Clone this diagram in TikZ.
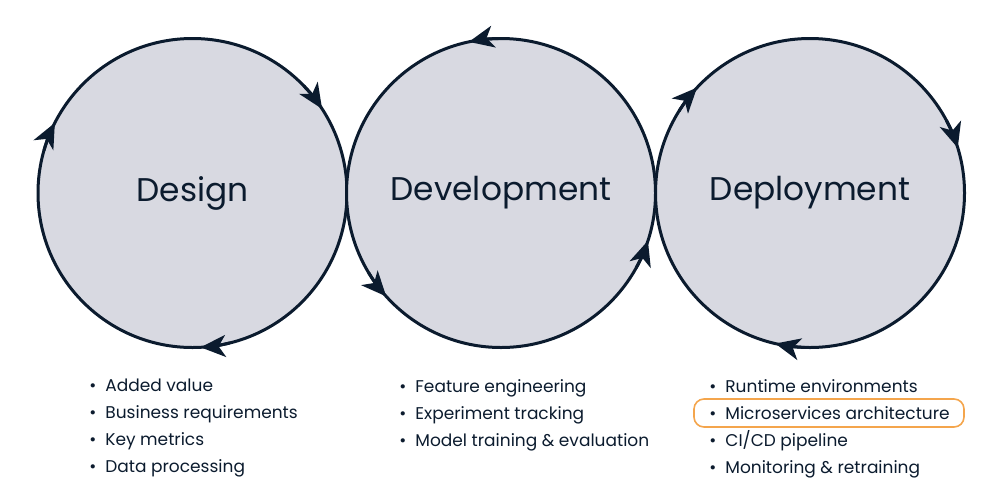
\documentclass[tikz,border=0pt]{standalone}
\usepackage{fontspec}
\setmainfont{Poppins}
\usetikzlibrary{arrows.meta}

\definecolor{navy}{HTML}{0B1B2E}
\definecolor{disc}{HTML}{D8D9E1}
\definecolor{hilite}{HTML}{F4A54C}

\tikzset{
  phase/.style={circle, draw=navy, fill=disc, line width=1.5pt,
    minimum size=154.5pt, inner sep=0pt, text=navy,
    font=\fontsize{16.4}{20}\selectfont},
  flow/.style={draw=navy, line width=1.5pt,
    -{Stealth[length=12.5pt, width=11pt, inset=3.5pt]}},
  items/.style={align=left, anchor=north west, inner sep=0pt, text=navy,
    font=\fontsize{8.5}{13.5}\selectfont},
}
\newcommand\itm[1]{\makebox[8pt][l]{\textbullet}#1}

\begin{document}
\begin{tikzpicture}[x=0.5pt,y=0.5pt]
  \useasboundingbox (0,0) rectangle (1000,500);

  % Circles
  \node[phase] (design) at (192.5,307) {Design};
  \node[phase] (devel) at (501,307) {Development};
  \node[phase] (deploy) at (810,307) {Deployment};

  % Arrowheads, Design and Deployment turn clockwise
  \foreach \a in {153,33,-87}
    \draw[flow] (design.center) ++(\a+11:77.25pt) arc[start angle=\a+11, end angle=\a, radius=77.25pt];
  \foreach \a in {102,222,342}
    \draw[flow] (devel.center) ++(\a-11:77.25pt) arc[start angle=\a-11, end angle=\a, radius=77.25pt];
  \foreach \a in {137,17,-103}
    \draw[flow] (deploy.center) ++(\a+11:77.25pt) arc[start angle=\a+11, end angle=\a, radius=77.25pt];

  % Lists
  \node[items] (designlist) at (89,121) {\itm{Added value}\\ \itm{Business requirements}\\ \itm{Key metrics}\\ \itm{Data processing}};
  \node[items] (devellist) at (399,121) {\itm{Feature engineering}\\ \itm{Experiment tracking}\\ \itm{Model training \& evaluation}};
  \node[items] (deploylist) at (709,121) {\itm{Runtime environments}\\ \itm{Microservices architecture}\\ \itm{CI/CD pipeline}\\ \itm{Monitoring \& retraining}};

  % Highlight
  \draw[hilite, line width=0.8pt, rounded corners=5pt] (694,101) rectangle (964,73);
\end{tikzpicture}
\end{document}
##############################
WHAT YOU SHOULD DO => Please reproduce the listing exactly from its opening line through the line that contains "(deploy) at (810,307)", both included, with all pictures omitted.

REPLY =>
Clone this diagram in TikZ.
\documentclass[tikz,border=0pt]{standalone}
\usepackage{fontspec}
\setmainfont{Poppins}
\usetikzlibrary{arrows.meta}

\definecolor{navy}{HTML}{0B1B2E}
\definecolor{disc}{HTML}{D8D9E1}
\definecolor{hilite}{HTML}{F4A54C}

\tikzset{
  phase/.style={circle, draw=navy, fill=disc, line width=1.5pt,
    minimum size=154.5pt, inner sep=0pt, text=navy,
    font=\fontsize{16.4}{20}\selectfont},
  flow/.style={draw=navy, line width=1.5pt,
    -{Stealth[length=12.5pt, width=11pt, inset=3.5pt]}},
  items/.style={align=left, anchor=north west, inner sep=0pt, text=navy,
    font=\fontsize{8.5}{13.5}\selectfont},
}
\newcommand\itm[1]{\makebox[8pt][l]{\textbullet}#1}

\begin{document}
\begin{tikzpicture}[x=0.5pt,y=0.5pt]
  \useasboundingbox (0,0) rectangle (1000,500);

  % Circles
  \node[phase] (design) at (192.5,307) {Design};
  \node[phase] (devel) at (501,307) {Development};
  \node[phase] (deploy) at (810,307) {Deployment};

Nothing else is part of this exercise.